WORK INSTRUCTIONS.
For each line below that includes the word "image", make a copy.

MATERIAL FOR THIS TASK.
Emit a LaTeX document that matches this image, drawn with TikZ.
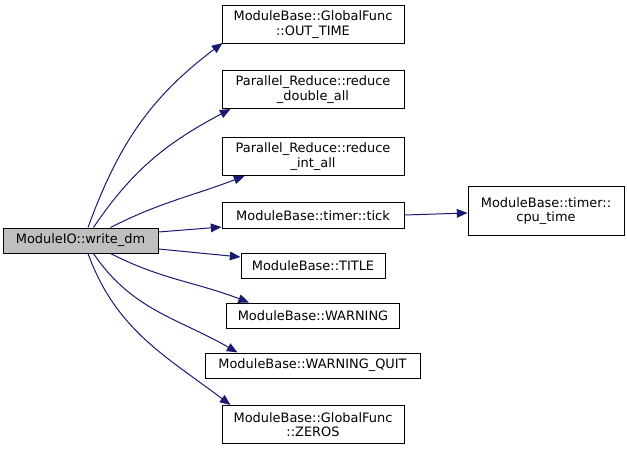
\documentclass[tikz,border=0pt]{standalone}
\usepackage{fontspec}
\setmainfont{DejaVu Sans}
\usetikzlibrary{arrows.meta,calc}
\definecolor{edgeblue}{HTML}{191970}
\definecolor{maingray}{HTML}{BFBFBF}
\tikzset{
  fn/.style={draw=black, line width=0.75pt, fill=white, inner sep=0pt, align=center,
    font=\fontsize{9.7pt}{10.8pt}\selectfont},
  edge/.style={draw=edgeblue, line width=0.75pt, -{Triangle[length=8pt,width=6.5pt]}},
}
\begin{document}
\begin{tikzpicture}[x=0.75pt,y=-0.75pt]
\useasboundingbox (0,0) rectangle (627,452);
\node[fn, fill=maingray, minimum width=155*0.75pt, minimum height=25*0.75pt] (main) at (80.5,240.5) {ModuleIO::write\_dm};
\node[fn, minimum width=182*0.75pt, minimum height=38*0.75pt] (outtime) at (313,24.5) {ModuleBase::GlobalFunc\\::OUT\_TIME};
\node[fn, minimum width=182*0.75pt, minimum height=38*0.75pt] (rdouble) at (313,89.5) {Parallel\_Reduce::reduce\\\_double\_all};
\node[fn, minimum width=182*0.75pt, minimum height=38*0.75pt] (rint) at (313,156.5) {Parallel\_Reduce::reduce\\\_int\_all};
\node[fn, minimum width=182*0.75pt, minimum height=25*0.75pt] (tick) at (313,215.5) {ModuleBase::timer::tick};
\node[fn, minimum width=144*0.75pt, minimum height=25*0.75pt] (title) at (313,265.5) {ModuleBase::TITLE};
\node[fn, minimum width=173*0.75pt, minimum height=25*0.75pt] (warning) at (313,315.5) {ModuleBase::WARNING};
\node[fn, minimum width=215*0.75pt, minimum height=25*0.75pt] (wquit) at (312.5,365.5) {ModuleBase::WARNING\_QUIT};
\node[fn, minimum width=182*0.75pt, minimum height=38*0.75pt] (zeros) at (313,424.5) {ModuleBase::GlobalFunc\\::ZEROS};
\node[fn, minimum width=156*0.75pt, minimum height=48*0.75pt] (cpu) at (546,211) {ModuleBase::timer::\\cpu\_time};
\draw[edge] ($(main.north)+(7.5,0)$) to[out=70, in=217] ($(outtime.south west)+(1,-1)$);
\draw[edge] ($(main.north)+(13,0)$) to[out=56, in=208] ($(rdouble.south west)+(9,0)$);
\draw[edge] ($(main.north)+(30,0)$) to[out=27, in=201] ($(rint.south west)+(23,0)$);
\draw[edge] (main.east |- 0,232) -- (tick.west |- 0,227);
\draw[edge] (main.east |- 0,249) -- (title.west |- 0,257);
\draw[edge] ($(main.south)+(30,0)$) to[out=-27, in=159] ($(warning.north west)+(23,0)$);
\draw[edge] ($(main.south)+(13,0)$) to[out=-56, in=150] ($(wquit.north west)+(33,0)$);
\draw[edge] ($(main.south)+(7.5,0)$) to[out=-70, in=143] ($(zeros.north west)+(9,0)$);
\draw[edge] (tick.east |- 0,215) -- (cpu.west |- 0,213);
\end{tikzpicture}
\end{document}
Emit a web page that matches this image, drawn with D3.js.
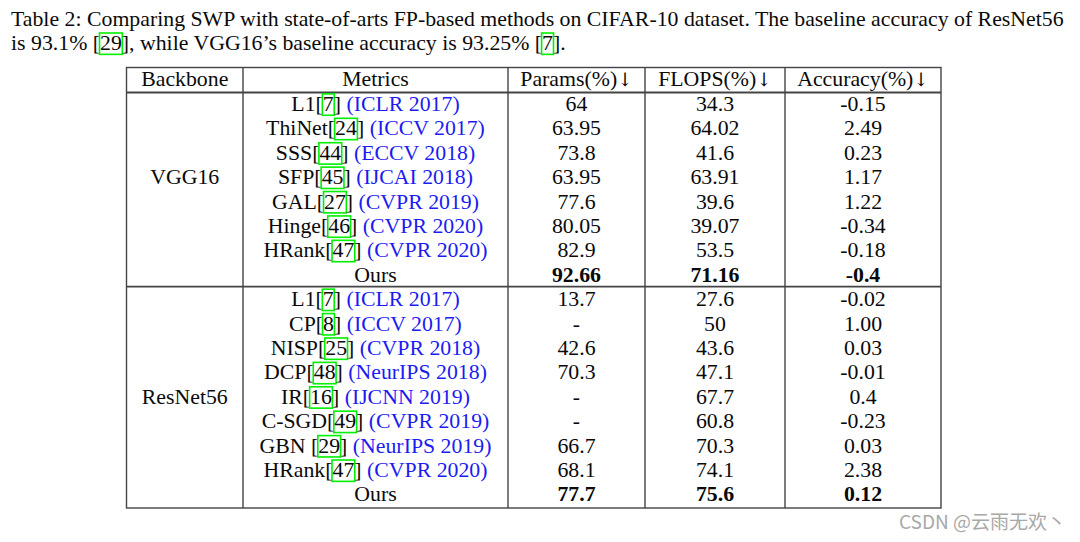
<!DOCTYPE html>
<html><head><meta charset="utf-8">
<script src="https://cdn.jsdelivr.net/npm/d3@7"></script>
<style>
html,body{margin:0;padding:0;background:#fff;}
svg text{white-space:pre;}
</style></head>
<body>
<svg id="c" width="1080" height="542"></svg>
<script>
// ---------- data ----------
const captionLines = [
  [{t:"Table 2: Comparing SWP with state-of-arts FP-based methods on CIFAR-10 dataset. The baseline accuracy of ResNet56"}],
  [{t:"is 93.1% ["},{t:"29",box:true},{t:"], while VGG16’s baseline accuracy is 93.25% ["},{t:"7",box:true},{t:"]."}]
];
const headers = ["Backbone","Metrics","Params(%)","FLOPS(%)","Accuracy(%)"];
const headerArrows = ["","","↓","↓","↓"];
const backbones = ["VGG16","ResNet56"];
const groupSizes = [8, 9];
const methods = ["L1","ThiNet","SSS","SFP","GAL","Hinge","HRank","Ours",
                 "L1","CP","NISP","DCP","IR","C-SGD","GBN ","HRank","Ours"];
const refs = ["7","24","44","45","27","46","47","",
              "7","8","25","48","16","49","29","47",""];
const venues = ["ICLR 2017","ICCV 2017","ECCV 2018","IJCAI 2018","CVPR 2019","CVPR 2020","CVPR 2020","",
                "ICLR 2017","ICCV 2017","CVPR 2018","NeurIPS 2018","IJCNN 2019","CVPR 2019","NeurIPS 2019","CVPR 2020",""];
const params = ["64","63.95","73.8","63.95","77.6","80.05","82.9","92.66",
                "13.7","-","42.6","70.3","-","-","66.7","68.1","77.7"];
const flops = ["34.3","64.02","41.6","63.91","39.6","39.07","53.5","71.16",
               "27.6","50","43.6","47.1","67.7","60.8","70.3","74.1","75.6"];
const accuracy = ["-0.15","2.49","0.23","1.17","1.22","-0.34","-0.18","-0.4",
                  "-0.02","1.00","0.03","-0.01","0.4","-0.23","0.03","2.38","0.12"];
const watermark = "CSDN @云雨无欢丶";

// ---------- layout ----------
const svg = d3.select("#c");
const FONT = "'Liberation Serif','Times New Roman',serif";
const ARROW_FONT = "'DejaVu Serif','DejaVu Sans',serif";
const FS = 21.8;
const colEdges = [126.5, 243, 508, 645, 785, 941];
const tableTop = 67.5, headerBottom = 92.5, tableBottom = 508;
const nRows = methods.length;
const rowY = d3.scaleLinear().domain([0, nRows - 1]).range([103.5, 494]);
const colX = i => (colEdges[i] + colEdges[i+1]) / 2;
const BLUE = "#1c1cf0", GREEN = "#00f000", LINE = "#444", INK = "#0a0a0a";

// measurement helper
const meas = svg.append("text").attr("font-family", FONT).attr("font-size", FS).attr("visibility","hidden");
function width(s){
  meas.attr("font-weight", s.bold ? "bold":"normal").attr("font-family", s.font || FONT)
      .attr("font-size", s.fs).text(s.t);
  return meas.node().getComputedTextLength();
}

function drawSegments(g, segs, x, y, anchor, fs){
  segs.forEach(s => { if (!s.fs) s.fs = fs; });
  const ws = segs.map(s => width(s));
  const total = d3.sum(ws);
  let cx = anchor === "middle" ? x - total/2 : x;
  segs.forEach((s, i) => {
    if (s.box) {
      g.append("rect").attr("x", cx - 0.5).attr("y", y - fs*0.78).attr("width", ws[i] + 1).attr("height", fs*0.98)
        .attr("fill","none").attr("stroke", GREEN).attr("stroke-width", 1.6);
    }
    g.append("text").attr("x", cx).attr("y", y)
      .attr("font-family", s.font || FONT).attr("font-size", s.fs)
      .attr("font-weight", s.bold ? "bold" : "normal")
      .attr("fill", s.color || INK).text(s.t);
    cx += ws[i];
  });
}

// caption
const cap = svg.append("g");
captionLines.forEach((line, i) => drawSegments(cap, line, 11, 25.5 + i*24.5, "start", FS));

// table lines
const lines = svg.append("g").attr("stroke", LINE).attr("stroke-width", 1.4).attr("fill","none");
lines.append("rect").attr("x", colEdges[0]).attr("y", tableTop)
  .attr("width", colEdges[5]-colEdges[0]).attr("height", tableBottom - tableTop);
colEdges.slice(1, -1).forEach(x => lines.append("line").attr("x1", x).attr("x2", x).attr("y1", tableTop).attr("y2", tableBottom));
lines.append("line").attr("x1", colEdges[0]).attr("x2", colEdges[5]).attr("y1", headerBottom).attr("y2", headerBottom).attr("stroke-width", 1.8);
const sepY = (rowY(groupSizes[0]-1) + rowY(groupSizes[0])) / 2;
lines.append("line").attr("x1", colEdges[0]).attr("x2", colEdges[5]).attr("y1", sepY).attr("y2", sepY).attr("stroke-width", 1.8);

const base = FS * 0.34;
// headers
const hg = svg.append("g");
headers.forEach((h, i) => {
  const segs = [{t:h}];
  if (headerArrows[i]) segs.push({t:headerArrows[i], font: ARROW_FONT, fs: FS*0.85});
  drawSegments(hg, segs, colX(i), (tableTop+headerBottom)/2 + base - 1, "middle", FS);
});

// backbone labels (multirow: placed on the middle row, rounded down)
const bg = svg.append("g");
let start = 0;
backbones.forEach((b, i) => {
  const midRow = start + Math.floor((groupSizes[i] - 1) / 2);
  drawSegments(bg, [{t:b}], colX(0), rowY(midRow) + base, "middle", FS);
  start += groupSizes[i];
});

// rows
const rg = svg.append("g");
methods.forEach((m, i) => {
  const y = rowY(i) + base;
  const ours = refs[i] === "";
  const segs = ours ? [{t:m}] : [{t:m + "["},{t:refs[i],box:true},{t:"] "},{t:"(" + venues[i] + ")", color: BLUE}];
  drawSegments(rg, segs, colX(1), y, "middle", FS);
  drawSegments(rg, [{t:params[i], bold:ours}], colX(2), y, "middle", FS);
  drawSegments(rg, [{t:flops[i], bold:ours}], colX(3), y, "middle", FS);
  drawSegments(rg, [{t:accuracy[i], bold:ours}], colX(4), y, "middle", FS);
});

// watermark
svg.append("text").attr("x", 1066).attr("y", 529).attr("text-anchor","end")
  .attr("font-family","'Noto Sans CJK SC','Noto Sans',sans-serif").attr("font-size", 19)
  .attr("fill","#a8a8a8").text(watermark);
</script>
</body></html>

FINISHED EXERCISE.
Emit a LaTeX document that matches this image, drawn with TikZ.
Emit a web page that matches this image, drawn with D3.js.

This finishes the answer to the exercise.